Warriors from Emperor Qin Shihuang's terracotta army will form the focal point of an exhibition about China when it opens in London next month.
The life-sized army was found by chance
Around 20 lifesize figures, including about 12 warriors, will be included in the British Museum's display dedicated to the country's First Emperor.
Alongside the iconic figures will be examples of significant recent finds.
The warriors were rediscovered by chance in 1974 by villagers, and excavation has continued ever since.
Acrobats and musicians
The British Museum said the exhibition features the largest group of important objects relating to the First Emperor ever loaned abroad by the Museum of the Terracotta Army and the Cultural Relics Bureau of Shaanxi Province in Xi'an, China.
The 12 terracotta warrior figures, of differing ranks, were buried alongside the First Emperor in readiness for the afterlife.

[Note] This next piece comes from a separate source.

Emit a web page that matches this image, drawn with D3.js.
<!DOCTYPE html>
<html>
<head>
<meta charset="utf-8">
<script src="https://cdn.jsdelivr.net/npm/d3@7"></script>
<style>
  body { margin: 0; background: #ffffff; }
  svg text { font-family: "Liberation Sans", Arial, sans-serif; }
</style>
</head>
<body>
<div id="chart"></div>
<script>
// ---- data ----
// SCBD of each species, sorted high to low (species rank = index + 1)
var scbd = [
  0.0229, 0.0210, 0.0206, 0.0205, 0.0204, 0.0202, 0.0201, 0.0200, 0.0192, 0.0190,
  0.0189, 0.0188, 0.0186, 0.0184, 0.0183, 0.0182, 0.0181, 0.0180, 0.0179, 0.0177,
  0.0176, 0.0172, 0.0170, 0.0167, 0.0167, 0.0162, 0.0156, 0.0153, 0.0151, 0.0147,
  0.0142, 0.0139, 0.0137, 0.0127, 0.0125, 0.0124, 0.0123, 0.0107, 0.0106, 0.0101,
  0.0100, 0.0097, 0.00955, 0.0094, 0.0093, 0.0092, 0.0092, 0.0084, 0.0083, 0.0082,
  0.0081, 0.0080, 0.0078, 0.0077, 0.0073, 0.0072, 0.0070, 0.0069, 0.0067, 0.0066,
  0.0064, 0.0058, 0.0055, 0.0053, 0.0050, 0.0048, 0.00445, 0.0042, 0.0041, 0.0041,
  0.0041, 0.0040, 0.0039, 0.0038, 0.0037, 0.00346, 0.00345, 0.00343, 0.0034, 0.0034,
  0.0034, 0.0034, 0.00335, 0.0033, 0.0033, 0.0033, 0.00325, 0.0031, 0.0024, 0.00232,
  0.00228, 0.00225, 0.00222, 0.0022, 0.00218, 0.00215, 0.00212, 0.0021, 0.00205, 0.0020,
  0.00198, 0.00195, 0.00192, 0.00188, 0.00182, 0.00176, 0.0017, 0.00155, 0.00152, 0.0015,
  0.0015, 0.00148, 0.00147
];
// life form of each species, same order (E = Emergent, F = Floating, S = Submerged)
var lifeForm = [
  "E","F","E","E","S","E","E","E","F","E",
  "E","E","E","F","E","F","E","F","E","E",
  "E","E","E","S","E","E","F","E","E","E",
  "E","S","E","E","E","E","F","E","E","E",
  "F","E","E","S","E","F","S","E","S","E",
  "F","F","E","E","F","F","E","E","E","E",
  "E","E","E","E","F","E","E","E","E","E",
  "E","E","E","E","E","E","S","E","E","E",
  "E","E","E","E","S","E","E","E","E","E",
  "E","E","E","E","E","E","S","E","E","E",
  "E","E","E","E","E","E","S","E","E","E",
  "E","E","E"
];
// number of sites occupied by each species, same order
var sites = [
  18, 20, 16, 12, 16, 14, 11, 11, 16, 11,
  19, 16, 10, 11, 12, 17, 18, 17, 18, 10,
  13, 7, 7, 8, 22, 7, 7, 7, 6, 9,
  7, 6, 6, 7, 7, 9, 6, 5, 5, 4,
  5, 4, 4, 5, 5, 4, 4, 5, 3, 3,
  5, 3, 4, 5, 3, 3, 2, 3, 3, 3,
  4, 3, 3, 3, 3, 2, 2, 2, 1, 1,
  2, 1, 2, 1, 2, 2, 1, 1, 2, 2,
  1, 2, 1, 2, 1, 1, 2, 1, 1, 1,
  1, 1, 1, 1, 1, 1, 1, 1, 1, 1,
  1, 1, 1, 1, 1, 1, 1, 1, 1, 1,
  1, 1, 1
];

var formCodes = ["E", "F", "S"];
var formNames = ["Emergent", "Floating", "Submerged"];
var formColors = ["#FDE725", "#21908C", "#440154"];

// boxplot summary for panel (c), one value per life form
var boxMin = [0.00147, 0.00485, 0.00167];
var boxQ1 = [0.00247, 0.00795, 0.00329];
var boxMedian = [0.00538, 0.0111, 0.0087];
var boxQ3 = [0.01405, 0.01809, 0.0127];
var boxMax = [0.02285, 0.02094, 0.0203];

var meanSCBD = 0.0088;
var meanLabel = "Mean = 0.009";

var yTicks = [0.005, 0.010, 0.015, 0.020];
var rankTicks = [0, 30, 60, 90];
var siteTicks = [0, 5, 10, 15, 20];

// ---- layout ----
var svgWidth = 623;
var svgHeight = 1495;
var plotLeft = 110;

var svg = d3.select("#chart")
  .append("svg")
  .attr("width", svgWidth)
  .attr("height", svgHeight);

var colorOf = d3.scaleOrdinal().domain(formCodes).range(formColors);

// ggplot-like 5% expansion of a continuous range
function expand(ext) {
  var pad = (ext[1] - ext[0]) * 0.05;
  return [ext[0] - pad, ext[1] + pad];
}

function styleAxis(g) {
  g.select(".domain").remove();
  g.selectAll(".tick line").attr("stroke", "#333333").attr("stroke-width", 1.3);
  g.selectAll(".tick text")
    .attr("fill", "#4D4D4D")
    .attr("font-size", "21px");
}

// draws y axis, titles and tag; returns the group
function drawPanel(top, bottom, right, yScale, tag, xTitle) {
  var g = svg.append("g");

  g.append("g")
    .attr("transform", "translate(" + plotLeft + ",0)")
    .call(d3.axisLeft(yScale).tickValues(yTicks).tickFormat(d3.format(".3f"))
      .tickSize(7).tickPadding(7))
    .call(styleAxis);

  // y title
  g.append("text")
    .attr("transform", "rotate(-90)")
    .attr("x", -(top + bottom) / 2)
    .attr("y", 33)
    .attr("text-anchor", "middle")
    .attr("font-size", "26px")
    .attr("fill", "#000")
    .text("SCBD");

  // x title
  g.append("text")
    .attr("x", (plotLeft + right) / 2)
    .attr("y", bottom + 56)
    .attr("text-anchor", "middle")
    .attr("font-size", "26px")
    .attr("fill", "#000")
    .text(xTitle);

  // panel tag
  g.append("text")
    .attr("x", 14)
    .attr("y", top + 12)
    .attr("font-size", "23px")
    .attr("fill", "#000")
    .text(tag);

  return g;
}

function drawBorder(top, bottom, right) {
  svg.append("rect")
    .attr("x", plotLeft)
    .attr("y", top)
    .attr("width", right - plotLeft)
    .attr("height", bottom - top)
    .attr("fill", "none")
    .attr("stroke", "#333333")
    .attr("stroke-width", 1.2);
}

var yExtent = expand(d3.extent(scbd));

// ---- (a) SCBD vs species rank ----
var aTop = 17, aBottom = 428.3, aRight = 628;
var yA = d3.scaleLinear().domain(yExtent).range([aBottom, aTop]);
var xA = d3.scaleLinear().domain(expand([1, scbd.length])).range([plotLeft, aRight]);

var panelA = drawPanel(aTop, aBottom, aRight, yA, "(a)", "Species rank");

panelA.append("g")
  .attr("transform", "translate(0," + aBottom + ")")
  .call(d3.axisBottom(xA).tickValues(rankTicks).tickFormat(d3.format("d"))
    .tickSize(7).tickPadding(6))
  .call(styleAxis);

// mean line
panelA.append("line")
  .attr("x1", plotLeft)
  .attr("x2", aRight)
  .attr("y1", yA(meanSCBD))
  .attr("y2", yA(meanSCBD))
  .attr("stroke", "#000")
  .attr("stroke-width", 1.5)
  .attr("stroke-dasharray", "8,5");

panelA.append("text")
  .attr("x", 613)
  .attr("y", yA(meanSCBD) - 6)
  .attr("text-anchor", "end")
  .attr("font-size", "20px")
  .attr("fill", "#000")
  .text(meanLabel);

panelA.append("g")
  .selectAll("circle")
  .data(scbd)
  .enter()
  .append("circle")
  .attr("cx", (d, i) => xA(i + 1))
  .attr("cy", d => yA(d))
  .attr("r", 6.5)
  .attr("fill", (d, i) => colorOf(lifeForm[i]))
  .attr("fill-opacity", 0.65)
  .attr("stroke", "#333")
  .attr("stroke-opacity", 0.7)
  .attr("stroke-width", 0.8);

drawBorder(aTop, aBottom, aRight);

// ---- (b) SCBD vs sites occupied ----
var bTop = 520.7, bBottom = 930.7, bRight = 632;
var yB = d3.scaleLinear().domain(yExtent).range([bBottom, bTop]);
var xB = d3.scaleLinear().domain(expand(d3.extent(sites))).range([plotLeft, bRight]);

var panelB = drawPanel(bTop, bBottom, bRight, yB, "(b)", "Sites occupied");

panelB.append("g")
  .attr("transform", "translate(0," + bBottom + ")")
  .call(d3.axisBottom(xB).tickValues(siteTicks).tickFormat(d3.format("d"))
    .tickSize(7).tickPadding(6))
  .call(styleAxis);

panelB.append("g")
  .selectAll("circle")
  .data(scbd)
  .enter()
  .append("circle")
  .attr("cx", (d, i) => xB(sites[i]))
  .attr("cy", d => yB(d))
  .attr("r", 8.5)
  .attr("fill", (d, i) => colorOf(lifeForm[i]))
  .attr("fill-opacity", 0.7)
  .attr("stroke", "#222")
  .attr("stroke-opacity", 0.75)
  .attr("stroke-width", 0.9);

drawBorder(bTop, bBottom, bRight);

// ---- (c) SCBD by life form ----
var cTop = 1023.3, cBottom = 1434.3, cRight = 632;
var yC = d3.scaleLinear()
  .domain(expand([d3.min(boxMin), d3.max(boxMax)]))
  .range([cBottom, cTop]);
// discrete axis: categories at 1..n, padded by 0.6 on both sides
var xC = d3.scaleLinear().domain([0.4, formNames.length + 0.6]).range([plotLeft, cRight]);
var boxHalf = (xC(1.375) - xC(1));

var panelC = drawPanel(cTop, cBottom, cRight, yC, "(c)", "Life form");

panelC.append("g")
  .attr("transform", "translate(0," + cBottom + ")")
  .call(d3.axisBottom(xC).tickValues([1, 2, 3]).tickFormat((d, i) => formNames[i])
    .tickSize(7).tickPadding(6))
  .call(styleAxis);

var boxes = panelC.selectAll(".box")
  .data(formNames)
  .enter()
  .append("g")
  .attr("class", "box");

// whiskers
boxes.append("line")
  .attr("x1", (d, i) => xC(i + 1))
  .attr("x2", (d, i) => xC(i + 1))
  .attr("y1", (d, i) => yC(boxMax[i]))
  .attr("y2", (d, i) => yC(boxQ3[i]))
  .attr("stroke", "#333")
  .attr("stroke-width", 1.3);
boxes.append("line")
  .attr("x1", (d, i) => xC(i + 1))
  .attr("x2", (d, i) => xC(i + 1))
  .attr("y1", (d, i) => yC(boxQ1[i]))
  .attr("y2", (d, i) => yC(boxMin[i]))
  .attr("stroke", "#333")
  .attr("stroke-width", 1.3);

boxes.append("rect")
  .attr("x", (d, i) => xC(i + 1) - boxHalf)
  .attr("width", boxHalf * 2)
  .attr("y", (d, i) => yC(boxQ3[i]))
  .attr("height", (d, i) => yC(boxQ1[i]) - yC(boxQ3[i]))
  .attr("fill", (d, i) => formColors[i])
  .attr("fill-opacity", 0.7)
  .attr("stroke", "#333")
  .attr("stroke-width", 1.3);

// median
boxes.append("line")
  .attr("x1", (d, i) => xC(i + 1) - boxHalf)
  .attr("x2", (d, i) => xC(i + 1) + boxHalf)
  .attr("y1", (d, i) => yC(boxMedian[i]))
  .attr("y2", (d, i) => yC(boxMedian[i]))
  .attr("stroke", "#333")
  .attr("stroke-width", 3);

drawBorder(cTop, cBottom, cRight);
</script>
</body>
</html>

A museum spokesman said: "Since 1998 figures of terracotta acrobats, bureaucrats, musicians and bronze birds have been discovered on site.
"Designed to administer to or entertain the Emperor in his afterlife, they are of crucial importance to our understanding of his attempts to control the world even in death."
The exhibition is designed to demonstrate the historical and archaeological context of these famous objects and present a reassessment of the man who created China as a political entity.
Jane Portal, exhibition curator, said: "The chance discovery of the terracotta army astounded the world.
"This exhibition will provide a wonderful opportunity to see these extraordinary objects close up and to learn about an empire which at its height was the rival of Rome and was to prove historically more enduring."
Almost 60,000 advance tickets have been sold for the six-month exhibition which opens at the central London museum on 13 September.